Por fim, cabe mais uma vez ressaltar que as obras de metrô são objeto de imenso empenho por parte de milhares de funcionários. Sejam aqueles que estão na linha de frente, ou mesmo os gestores e engenheiros que atuam na fiscalização e controle da obra, todo este trabalho é realizado com muita responsabilidade e competência por parte de todos os envolvidos.
Será a manutenção da seriedade dos trabalhos que vêm sendo executados, bem como a primazia pela segurança do trabalho que poderá levar as obras da Linha 2-Verde a serem executadas dentro do excelente ritmo que tem sido impresso atualmente.
Eu estive presente como convidado. Calor muito forte, passei pela manhã filmei os caminhões entrando.
Voltei as 14:00 fui até o Poço contei 60 pessoas lá embaixo, Betoneiras por todos os lados, barulho, operários, bombas de injetar concreto, tudo funcionando com uma precisão Suiça.
Seus comentários foram os maiores e mais técnicos que eu vi e li desta Empreitada.
Estaremos em visita no Poço da Estação Santa Isabel.
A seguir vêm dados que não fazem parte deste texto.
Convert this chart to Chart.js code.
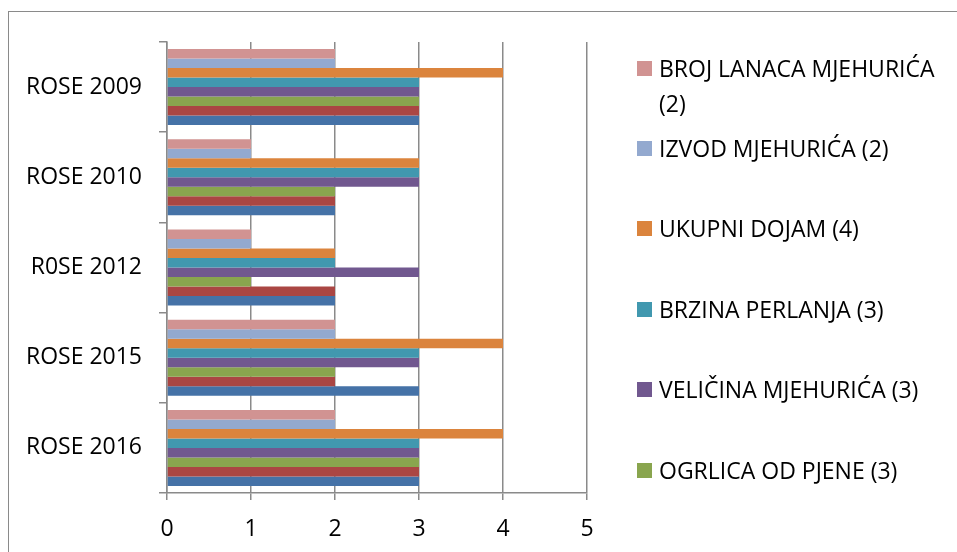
<!DOCTYPE html>
<html>
<head>
<meta charset="utf-8">
<script src="https://cdn.jsdelivr.net/npm/chart.js@4.4.0/dist/chart.umd.min.js"></script>
<style>
  html, body { margin: 0; padding: 0; background: #fff; overflow: hidden; }
  #wrap { position: relative; width: 957px; height: 552px; }
  #frame { position: absolute; left: 8px; top: 11px; width: 1000px; height: 600px; border: 1.5px solid #8a8a8a; }
  #chart { position: absolute; left: 0; top: 0; }
  #legend { position: absolute; left: 637px; top: 0; font-family: "Open Sans", sans-serif; font-size: 23px; color: #000; }
  .box { position: absolute; left: 0; width: 15px; height: 15px; }
  .txt { position: absolute; left: 22px; width: 292px; line-height: 35px; }
</style>
</head>
<body>
<div id="wrap">
  <div id="frame"></div>
  <canvas id="chart" width="957" height="552"></canvas>
  <div id="legend"></div>
</div>
<script>
const categories = ["ROSE 2009", "ROSE 2010", "R0SE 2012", "ROSE 2015", "ROSE 2016"];

// series in Excel order (first one sits at the bottom of each group)
const seriesNames = [
  "BISTROĆA (3)",
  "BOJA (3)",
  "OGRLICA OD PJENE (3)",
  "VELIČINA MJEHURIĆA (3)",
  "BRZINA PERLANJA (3)",
  "UKUPNI DOJAM (4)",
  "IZVOD MJEHURIĆA (2)",
  "BROJ LANACA MJEHURIĆA (2)"
];
const bistroca = [3, 2, 2, 3, 3];
const boja = [3, 2, 2, 2, 3];
const ogrlica = [3, 2, 1, 2, 3];
const velicina = [3, 3, 3, 3, 3];
const brzina = [3, 3, 2, 3, 3];
const ukupniDojam = [4, 3, 2, 4, 4];
const izvod = [2, 1, 1, 2, 2];
const brojLanaca = [2, 1, 1, 2, 2];

const xTicks = [0, 1, 2, 3, 4, 5];

const seriesValues = [bistroca, boja, ogrlica, velicina, brzina, ukupniDojam, izvod, brojLanaca];
const seriesColors = ["#4572A7", "#AA4643", "#89A54E", "#71588F", "#4198AF", "#DB843D", "#93A9CF", "#D19392"];
const legendShown = 6; // legend is cut off, only the last six are visible

Chart.defaults.font.family = "'Open Sans', sans-serif";
Chart.defaults.font.size = 23;
Chart.defaults.color = "#000";

// Chart.js puts dataset 0 at the top of a group, so feed them reversed
const datasets = seriesNames.map((name, i) => ({
  label: name,
  data: seriesValues[i],
  backgroundColor: seriesColors[i],
  borderWidth: 0
})).reverse();

const gridColor = "#8a8a8a";

new Chart(document.getElementById("chart"), {
  type: "bar",
  data: { labels: categories, datasets },
  options: {
    indexAxis: "y",
    responsive: false,
    animation: false,
    devicePixelRatio: 1,
    layout: { padding: { left: 0, top: 42, right: 370, bottom: 0 } },
    datasets: {
      bar: { categoryPercentage: 0.843, barPercentage: 1 }
    },
    plugins: {
      legend: { display: false },
      tooltip: { enabled: false }
    },
    scales: {
      x: {
        min: 0,
        max: 5,
        afterBuildTicks: scale => {
          scale.ticks = xTicks.map(v => ({ value: v }));
        },
        afterFit: scale => { scale.height = 59; },
        grid: { color: gridColor, lineWidth: 1.5, tickLength: 7, drawTicks: true },
        border: { color: gridColor, width: 1.5 },
        ticks: { padding: 16 }
      },
      y: {
        afterFit: scale => { scale.width = 167; },
        grid: { drawOnChartArea: false, color: gridColor, lineWidth: 1.5, tickLength: 8, offset: true },
        border: { color: gridColor, width: 1.5 },
        ticks: { padding: 17 }
      }
    }
  }
});

// legend, top entry is the last series
const legend = document.getElementById("legend");
const firstY = 68;
const stepY = 80.4;
for (let k = 0; k < legendShown; k++) {
  const i = seriesNames.length - 1 - k;
  const cy = firstY + k * stepY;
  const box = document.createElement("div");
  box.className = "box";
  box.style.top = (cy - 7.5) + "px";
  box.style.background = seriesColors[i];
  const txt = document.createElement("div");
  txt.className = "txt";
  txt.style.top = (cy - 17.5) + "px";
  txt.textContent = seriesNames[i];
  legend.appendChild(box);
  legend.appendChild(txt);
}
</script>
</body>
</html>
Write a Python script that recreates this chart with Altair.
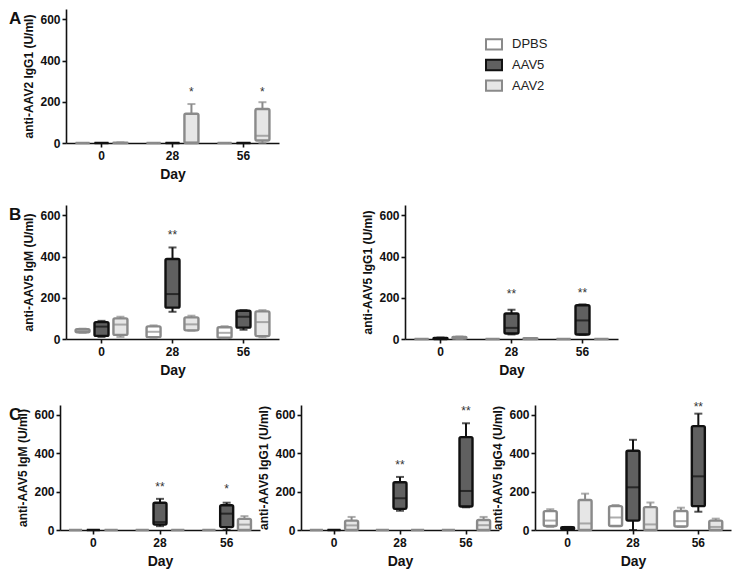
import altair as alt
import pandas as pd

FONT = "Liberation Sans"
DAYS = ["0", "28", "56"]
GROUPS = ["DPBS", "AAV5", "AAV2"]
STROKES = ["#8a8a8a", "#111111", "#8a8a8a"]
FILLS = ["#ffffff", "#606060", "#e6e6e6"]

# each entry: [min, q1, median, q3, max] for day 0, 28, 56
A_DPBS = [[0, 0, 0, 0, 0], [0, 0, 0, 0, 0], [0, 0, 0, 0, 0]]
A_AAV5 = [[0, 0, 0, 0, 0], [0, 0, 0, 0, 0], [0, 0, 0, 0, 0]]
A_AAV2 = [[0, 0, 0, 2, 3], [0, 0, 3, 142, 189], [0, 12, 35, 165, 198]]
A_STAR_DAY = ["28", "56"]
A_STAR_GROUP = ["AAV2", "AAV2"]
A_STAR_Y = [245, 245]
A_STAR_TEXT = ["*", "*"]

B1_DPBS = [[30, 33, 40, 47, 50], [5, 9, 35, 61, 66], [4, 6, 30, 57, 62]]
B1_AAV5 = [[10, 15, 60, 82, 88], [132, 152, 218, 388, 444], [45, 55, 108, 137, 140]]
B1_AAV2 = [[10, 20, 70, 100, 108], [40, 42, 71, 105, 113], [8, 14, 82, 134, 140]]
B1_STAR_DAY = ["28"]
B1_STAR_GROUP = ["AAV5"]
B1_STAR_Y = [505]
B1_STAR_TEXT = ["**"]

B2_DPBS = [[0, 0, 0, 0, 0], [0, 0, 0, 0, 0], [0, 0, 0, 0, 0]]
B2_AAV5 = [[0, 0, 2, 5, 7], [22, 27, 54, 124, 142], [20, 22, 90, 164, 168]]
B2_AAV2 = [[0, 2, 6, 10, 12], [0, 0, 2, 4, 5], [0, 0, 0, 0, 0]]
B2_STAR_DAY = ["28", "56"]
B2_STAR_GROUP = ["AAV5", "AAV5"]
B2_STAR_Y = [216, 224]
B2_STAR_TEXT = ["**", "**"]

C1_DPBS = [[0, 0, 0, 0, 0], [0, 0, 0, 0, 0], [0, 0, 0, 0, 0]]
C1_AAV5 = [[0, 0, 0, 0, 0], [20, 28, 41, 142, 162], [0, 15, 85, 129, 142]]
C1_AAV2 = [[0, 0, 0, 0, 0], [0, 0, 0, 0, 0], [0, 0, 28, 58, 72]]
C1_STAR_DAY = ["28", "56"]
C1_STAR_GROUP = ["AAV5", "AAV5"]
C1_STAR_Y = [224, 211]
C1_STAR_TEXT = ["**", "*"]

C2_DPBS = [[0, 0, 0, 0, 0], [0, 0, 0, 0, 0], [0, 0, 0, 0, 0]]
C2_AAV5 = [[0, 0, 0, 0, 0], [100, 110, 165, 248, 276], [118, 122, 203, 483, 555]]
C2_AAV2 = [[0, 0, 24, 49, 68], [0, 0, 0, 0, 0], [0, 0, 25, 52, 68]]
C2_STAR_DAY = ["28", "56"]
C2_STAR_GROUP = ["AAV5", "AAV5"]
C2_STAR_Y = [337, 620]
C2_STAR_TEXT = ["**", "**"]

C3_DPBS = [[16, 21, 49, 98, 108], [20, 21, 65, 124, 130], [16, 18, 46, 99, 116]]
C3_AAV5 = [[0, 3, 10, 14, 16], [0, 49, 222, 412, 469], [95, 124, 279, 540, 605]]
C3_AAV2 = [[0, 0, 34, 156, 189], [0, 0, 29, 119, 143], [0, 0, 16, 49, 59]]
C3_STAR_DAY = ["56"]
C3_STAR_GROUP = ["AAV5"]
C3_STAR_Y = [640]
C3_STAR_TEXT = ["**"]


def box_df(dpbs, aav5, aav2):
    rows = []
    for g, series in zip(GROUPS, [dpbs, aav5, aav2]):
        for d, s in zip(DAYS, series):
            rows.append(dict(day=d, group=g, lo=s[0], q1=s[1], med=s[2], q3=s[3], hi=s[4]))
    return pd.DataFrame(rows)


def star_df(days, groups, ys, texts):
    return pd.DataFrame({"day": days, "group": groups, "y": ys, "t": texts})


def panel(df, stars, ytitle, w, h, letter, letter_dx, box_w=14):
    xenc = alt.X("day:N", sort=DAYS,
                 scale=alt.Scale(paddingInner=0.2, paddingOuter=0.1),
                 axis=alt.Axis(title="Day", labelAngle=0, titleFontSize=14,
                               titlePadding=6, labelPadding=3, tickSize=4))
    xoff = alt.XOffset("group:N", sort=GROUPS,
                       scale=alt.Scale(paddingInner=0, paddingOuter=0))
    yscale = alt.Scale(domain=[0, 650], nice=False)
    yaxis = alt.Axis(title=ytitle, values=[0, 200, 400, 600], tickSize=4,
                     labelPadding=2, titlePadding=4)

    def Y(f):
        return alt.Y(f + ":Q", scale=yscale, axis=yaxis)

    stroke = alt.Stroke("group:N", scale=alt.Scale(domain=GROUPS, range=STROKES), legend=None)
    fill = alt.Fill("group:N", scale=alt.Scale(domain=GROUPS, range=FILLS), legend=None)
    col = alt.Color("group:N", scale=alt.Scale(domain=GROUPS, range=STROKES), legend=None)

    base = alt.Chart(df).encode(x=xenc, xOffset=xoff)
    whisk = base.mark_rule(strokeWidth=2).encode(y=Y("lo"), y2="hi:Q", stroke=stroke)
    box = base.mark_bar(width=box_w, strokeWidth=2.4, cornerRadius=1.5).encode(
        y=Y("q1"), y2="q3:Q", fill=fill, stroke=stroke)
    med = base.mark_tick(size=box_w, thickness=2).encode(y=Y("med"), color=col)
    capt = base.mark_tick(size=8, thickness=2).encode(y=Y("hi"), color=col)
    capb = base.mark_tick(size=8, thickness=2).encode(y=Y("lo"), color=col)
    st = alt.Chart(stars).mark_text(fontSize=12, color="#333333", font=FONT).encode(
        x=xenc, xOffset=xoff, y=Y("y"), text="t:N")
    layers = [whisk, box, med, capt, capb, st]
    if letter:
        lt = alt.Chart(pd.DataFrame({"t": [letter]})).mark_text(
            align="left", baseline="top", fontSize=17, fontWeight="bold",
            font=FONT, color="#111111").encode(
            text="t:N", x=alt.value(letter_dx), y=alt.value(2))
        layers.append(lt)
    return alt.layer(*layers).properties(width=w, height=h)


def spacer(w, h=10):
    return alt.Chart(pd.DataFrame({"v": [0]})).mark_point(opacity=0, size=1).encode(
        x=alt.value(w / 2), y=alt.value(h / 2)).properties(width=w, height=h)


def legend_chart():
    ldf = pd.DataFrame({"group": GROUPS})
    yenc = alt.Y("group:N", sort=GROUPS, axis=None,
                 scale=alt.Scale(range=[25, 87], paddingOuter=0, paddingInner=0))
    sym = alt.Chart(ldf).mark_point(
        shape="M-1,-0.65L1,-0.65L1,0.65L-1,0.65Z", size=256, filled=True,
        strokeWidth=2, opacity=1).encode(
        y=yenc, x=alt.value(9),
        fill=alt.Fill("group:N", scale=alt.Scale(domain=GROUPS, range=FILLS), legend=None),
        stroke=alt.Stroke("group:N", scale=alt.Scale(domain=GROUPS, range=STROKES), legend=None))
    txt = alt.Chart(ldf).mark_text(align="left", fontSize=13, font=FONT, color="#222222").encode(
        y=yenc, x=alt.value(27), text="group:N")
    return alt.layer(sym, txt).properties(width=80, height=110)


def row(*cells):
    return alt.hconcat(*cells, spacing=0, bounds="flush").resolve_scale(
        x="independent", y="independent", xOffset="independent")


HAB = 134
HC = 125

pA = panel(box_df(A_DPBS, A_AAV5, A_AAV2),
           star_df(A_STAR_DAY, A_STAR_GROUP, A_STAR_Y, A_STAR_TEXT),
           "anti-AAV2 IgG1 (U/ml)", 213, HAB, "A", -57)
pB1 = panel(box_df(B1_DPBS, B1_AAV5, B1_AAV2),
            star_df(B1_STAR_DAY, B1_STAR_GROUP, B1_STAR_Y, B1_STAR_TEXT),
            "anti-AAV5 IgM (U/ml)", 213, HAB, "B", -57)
pB2 = panel(box_df(B2_DPBS, B2_AAV5, B2_AAV2),
            star_df(B2_STAR_DAY, B2_STAR_GROUP, B2_STAR_Y, B2_STAR_TEXT),
            "anti-AAV5 IgG1 (U/ml)", 213, HAB, None, 0)
pC1 = panel(box_df(C1_DPBS, C1_AAV5, C1_AAV2),
            star_df(C1_STAR_DAY, C1_STAR_GROUP, C1_STAR_Y, C1_STAR_TEXT),
            "anti-AAV5 IgM (U/ml)", 200, HC, "C", -51, 13)
pC2 = panel(box_df(C2_DPBS, C2_AAV5, C2_AAV2),
            star_df(C2_STAR_DAY, C2_STAR_GROUP, C2_STAR_Y, C2_STAR_TEXT),
            "anti-AAV5 IgG1 (U/ml)", 198, HC, None, 0, 13)
pC3 = panel(box_df(C3_DPBS, C3_AAV5, C3_AAV2),
            star_df(C3_STAR_DAY, C3_STAR_GROUP, C3_STAR_Y, C3_STAR_TEXT),
            "anti-AAV5 IgG4 (U/ml)", 196, HC, None, 0, 13)

rowA = row(spacer(6), pA, spacer(206), legend_chart())
rowB = row(spacer(6), pB1, spacer(126), pB2)
rowC = row(pC1, spacer(41), pC2, spacer(36), pC3)

chart = alt.vconcat(rowA, rowB, rowC, spacing=22, padding=0).resolve_scale(
    x="independent", y="independent", xOffset="independent"
).configure_view(stroke="transparent").configure_axis(
    labelFont=FONT, labelFontWeight="bold", labelFontSize=12, labelColor="#111111",
    titleFont=FONT, titleFontWeight="bold", titleFontSize=12, titleColor="#111111",
    domainColor="#111111", tickColor="#111111", domainWidth=1.6, tickWidth=1.6,
    grid=False,
)

chart.save("out.html", embed_options={"renderer": "svg", "actions": False})
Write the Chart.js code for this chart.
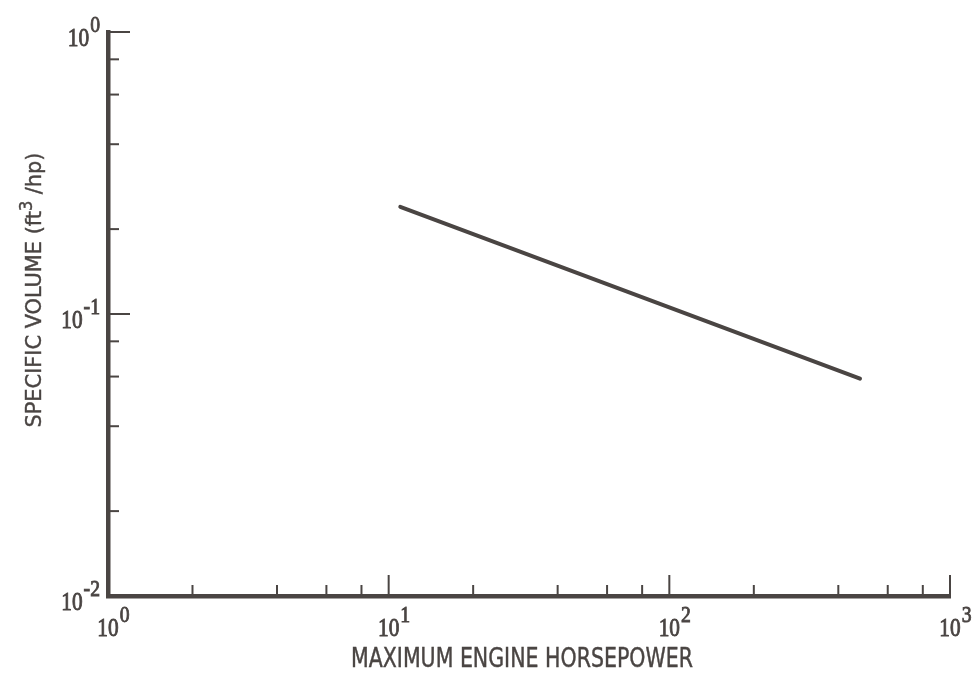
<!DOCTYPE html>
<html>
<head>
<meta charset="utf-8">
<script src="https://cdn.jsdelivr.net/npm/chart.js@4.4.1/dist/chart.umd.min.js"></script>
<style>
  html, body { margin: 0; padding: 0; background: #ffffff; }
  #chart { display: block; }
</style>
</head>
<body>
<canvas id="chart" width="978" height="678"></canvas>
<script>
// values
const horsepower = [11, 478];
const specificVolume = [0.24, 0.059];

// axis ticks
const xMajorTicks = [1, 10, 100, 1000];
const xMinorTicks = [2, 4, 6, 8, 20, 40, 60, 80, 200, 400, 600, 800];
const xTickLabels = [["10", "0"], ["10", "1"], ["10", "2"], ["10", "3"]];
const yMajorTicks = [0.01, 0.1, 1];
const yMinorTicks = [0.02, 0.04, 0.06, 0.08, 0.2, 0.4, 0.6, 0.8];
const yTickLabels = [["10", "-2"], ["10", "-1"], ["10", "0"]];

const ink = "#4a4543";
const numFont = "26px 'Liberation Serif', serif";
const supFont = "24px 'Liberation Serif', serif";
const numSquash = 0.82;
const sansFamily = "'Liberation Sans Narrow', 'DejaVu Sans Condensed', sans-serif";

// draw text squeezed horizontally by sx, left edge at x
function squeezed(ctx, str, x, y, font, sx, heavy) {
  ctx.save();
  ctx.font = font;
  ctx.textAlign = "left";
  ctx.translate(x, y);
  ctx.scale(sx, 1);
  ctx.fillText(str, 0, 0);
  if (heavy) {
    ctx.lineWidth = heavy;
    ctx.strokeText(str, 0, 0);
  }
  ctx.restore();
  ctx.font = font;
  return ctx.measureText(str).width * sx;
}

function widthOf(ctx, str, font, sx) {
  ctx.font = font;
  return ctx.measureText(str).width * sx;
}

function drawPower(ctx, base, sup, x, y, align) {
  const wb = widthOf(ctx, base, numFont, numSquash);
  const ws = widthOf(ctx, sup, supFont, numSquash);
  const left = align === "right" ? x - wb - ws - 1 : x - wb / 2;
  squeezed(ctx, base, left, y, numFont, numSquash, 0.9);
  squeezed(ctx, sup, left + wb + 1, y - 14, supFont, numSquash, 0.9);
}

// draw a run of [text, isSuperscript] pieces fitted to a given width, centred at 0
function fittedTitle(ctx, pieces, size, targetWidth) {
  const mainFont = size + "px " + sansFamily;
  const smallFont = Math.round(size * 0.75) + "px " + sansFamily;
  let total = 0;
  pieces.forEach(p => { total += widthOf(ctx, p[0], p[1] ? smallFont : mainFont, 1); });
  const sx = targetWidth / total;
  let x = -targetWidth / 2;
  pieces.forEach(p => {
    x += squeezed(ctx, p[0], x, p[1] ? -Math.round(size * 0.42) : 0, p[1] ? smallFont : mainFont, sx, 0.4);
  });
}

const axisDecor = {
  id: "axisDecor",
  afterDraw(chart) {
    const ctx = chart.ctx;
    const xs = chart.scales.x;
    const ys = chart.scales.y;
    const area = chart.chartArea;
    ctx.save();
    ctx.strokeStyle = ink;
    ctx.fillStyle = ink;
    ctx.lineCap = "butt";

    // inward tick marks
    ctx.lineWidth = 2;
    xMajorTicks.forEach(v => {
      const px = xs.getPixelForValue(v);
      ctx.beginPath(); ctx.moveTo(px, area.bottom); ctx.lineTo(px, area.bottom - 21); ctx.stroke();
    });
    xMinorTicks.forEach(v => {
      const px = xs.getPixelForValue(v);
      ctx.beginPath(); ctx.moveTo(px, area.bottom); ctx.lineTo(px, area.bottom - 11); ctx.stroke();
    });
    yMajorTicks.forEach(v => {
      const py = ys.getPixelForValue(v);
      ctx.beginPath(); ctx.moveTo(area.left, py); ctx.lineTo(area.left + 22, py); ctx.stroke();
    });
    yMinorTicks.forEach(v => {
      const py = ys.getPixelForValue(v);
      ctx.beginPath(); ctx.moveTo(area.left, py); ctx.lineTo(area.left + 11, py); ctx.stroke();
    });

    // tick labels
    xMajorTicks.forEach((v, i) => {
      drawPower(ctx, xTickLabels[i][0], xTickLabels[i][1], xs.getPixelForValue(v), area.bottom + 40, "center");
    });
    yMajorTicks.forEach((v, i) => {
      drawPower(ctx, yTickLabels[i][0], yTickLabels[i][1], area.left - 8, ys.getPixelForValue(v) + 14, "right");
    });

    // axis titles
    ctx.save();
    ctx.translate(522, 667);
    fittedTitle(ctx, [["MAXIMUM ENGINE HORSEPOWER", false]], 26, 342);
    ctx.restore();

    ctx.save();
    ctx.translate(41, 290);
    ctx.rotate(-Math.PI / 2);
    fittedTitle(ctx, [["SPECIFIC VOLUME (ft", false], ["3", true], [" /hp)", false]], 22, 275);
    ctx.restore();

    ctx.restore();
  }
};

new Chart(document.getElementById("chart"), {
  type: "scatter",
  data: {
    datasets: [{
      data: horsepower.map((h, i) => ({ x: h, y: specificVolume[i] })),
      showLine: true,
      borderColor: ink,
      borderWidth: 4,
      pointRadius: 0,
      borderCapStyle: "round"
    }]
  },
  options: {
    responsive: false,
    animation: false,
    devicePixelRatio: 1,
    layout: { padding: { left: 100, right: 28, top: 32, bottom: 74 } },
    plugins: { legend: { display: false }, tooltip: { enabled: false } },
    scales: {
      x: {
        type: "logarithmic",
        min: 1,
        max: 1000,
        grid: { display: false },
        ticks: { display: false },
        border: { display: true, color: ink, width: 4.5 }
      },
      y: {
        type: "logarithmic",
        min: 0.01,
        max: 1,
        grid: { display: false },
        ticks: { display: false },
        border: { display: true, color: ink, width: 4.5 }
      }
    }
  },
  plugins: [axisDecor]
});
</script>
</body>
</html>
Semana que vem, a concretização demorará.
Uau, eu sabia que a concretagem ia ser imensa, mas não tinha ideia da complexidade do trabalho!
Obrigado pelo detalhado artigo, Jean!
Parabéns amigo explicação espetacular
Parabéns Metrô SP e governo do estado em dar muita atenção a este empreendimento. A engenharia civil do Brasil mostra a competência dos profissionais e eficiência de equipamentos. Já participei de eventos semelhantes na linha 5 lilás e sei qual grande é a participação e responsabilidade de toda a equipe. Experiência inesquecível.